Gamble wants to identify five talented boys from Carver Vocational Technical High School, Gamble's alma mater in West Baltimore, mentor them, tutor them and prepare them for college and beyond. Part of the project includes providing the boys with homework help and individualized off-season training they could not otherwise afford.
Training and raw determination are things Gamble knows a lot about. It's what got him to the NFL, if only in a limited way and for a short time.
He was a 196-pound wide receiver at Carver who ended up as a 250-pound all-conference tight end at Division II Shippensburg University in Pennsylvania. As good as he was at his position, by Gamble's senior year, Shippensburg's offense had been styled almost completely for the run. Gamble was not selected in the NFL draft of 2005.
As disappointed as he was, Gamble did not give up.
With a degree in criminal justice, he took a job as a corrections officer in a Pennsylvania juvenile facility. The experience tested his interest in criminal justice and in a career of service to at-risk youth. Still, Gamble had not given up on his NFL dream.
Three years after college, he signed up to play in the Arena Football League with the Tennessee Valley Vipers. "We got paid $175 for a loss and $250 for a win," Gamble says. "It was rough." And rougher when the Vipers cut him.
But the Oklahoma City Yard Dawgz picked him, and he played there.
After that experience, Gamble drove back to Baltimore. Determined to get a tryout with an NFL team, he went into daily training with Troy Jones, another Carver graduate and owner of a gym in Eldersburg. "He became a big brother and mentor to me," Gamble says of Jones. "He gave me the key to his place, and I drove there every day to work out. You know, being a professional is what you do when no one else is looking."

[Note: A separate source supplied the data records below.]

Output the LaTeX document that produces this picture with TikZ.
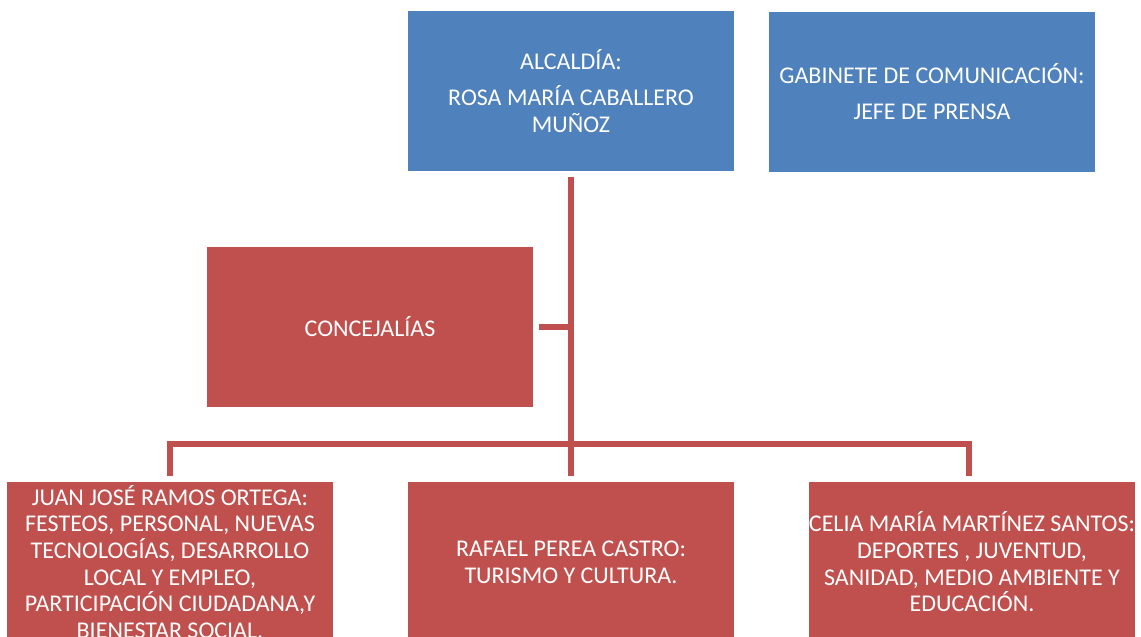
\documentclass[tikz,border=0pt]{standalone}
\usepackage{fontspec}
\setmainfont{Carlito}
\usetikzlibrary{calc}
\definecolor{orgblue}{HTML}{4F81BD}
\definecolor{orgred}{HTML}{C0504D}
\begin{document}
\begin{tikzpicture}[x=0.75pt, y=-0.75pt,
    font=\fontsize{18pt}{20pt}\selectfont,
    box/.style={rectangle, inner sep=0pt, minimum width=244.5pt, minimum height=120pt,
      text=white, align=center},
    bluebox/.style={box, fill=orgblue},
    redbox/.style={box, fill=orgred},
    link/.style={draw=orgred, line width=4.5pt}]
  \useasboundingbox (0,0) rectangle (1141,636);

  % top row
  \node[bluebox] (alc) at (571,91) {ALCALDÍA:\\[7.5pt]ROSA MARÍA CABALLERO\\MUÑOZ};
  \node[bluebox] (gab) at (932,91.5) {GABINETE DE COMUNICACIÓN:\\[7.5pt]JEFE DE PRENSA};

  \node[redbox] (conc) at (370,326.5) {CONCEJALÍAS};

  % concejales
  \node[redbox] (juan) at (170,562) {JUAN JOSÉ RAMOS ORTEGA:\\FESTEOS, PERSONAL, NUEVAS\\TECNOLOGÍAS, DESARROLLO\\LOCAL Y EMPLEO,\\PARTICIPACIÓN CIUDADANA,Y\\BIENESTAR SOCIAL.};
  \node[redbox] (raf) at (571,562) {RAFAEL PEREA CASTRO:\\TURISMO Y CULTURA.};
  \node[redbox] (celia) at (972,562) {CELIA MARÍA MARTÍNEZ SANTOS:\\DEPORTES , JUVENTUD,\\SANIDAD, MEDIO AMBIENTE Y\\EDUCACIÓN.};

  \coordinate (bus) at (571,444);
  \draw[link] ([yshift=-4pt]alc.south) -- ([yshift=4.5pt]raf.north);
  \draw[link] ([xshift=4pt]conc.east) -- (conc.east -| alc.south);
  \draw[link] ([yshift=4.5pt]juan.north) |- (bus) -| ([yshift=4.5pt,xshift=-2pt]celia.north);
\end{tikzpicture}
\end{document}
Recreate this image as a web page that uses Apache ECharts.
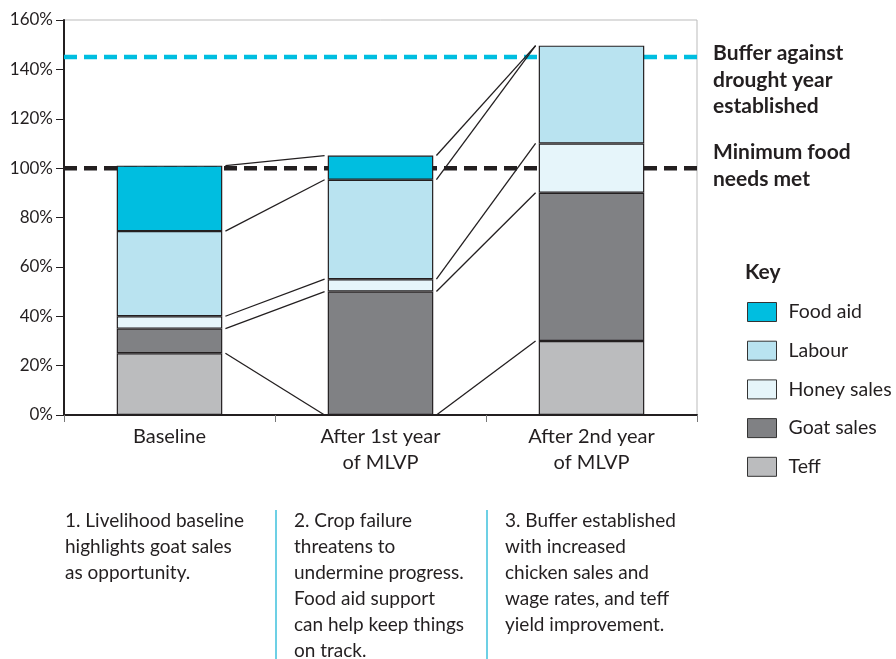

The training paid off. Gamble never played in an NFL game, but he made the practice squads of the Philadelphia Eagles and Tennessee Titans. He played preseason games with the Cleveland Browns in 2010.
Now 32, Gamble, a big man with a big heart, works as a student behavior specialist at a Baltimore County elementary school. He expects his foundation work to hit full stride after the football season. He wants to share what he learned about college, football and life with high school athletes who have the same ambition he had as a teenager.
"It was hard for me and my dad as we visited colleges when I was in high school," Gamble says. "We didn't know the process. And there were a lot of guys from West Baltimore — talented guys who just fell by the wayside, got into drugs or mediocre jobs. ... I want to help create the path to college and not waste all that talent, to help boys use sports to get an education."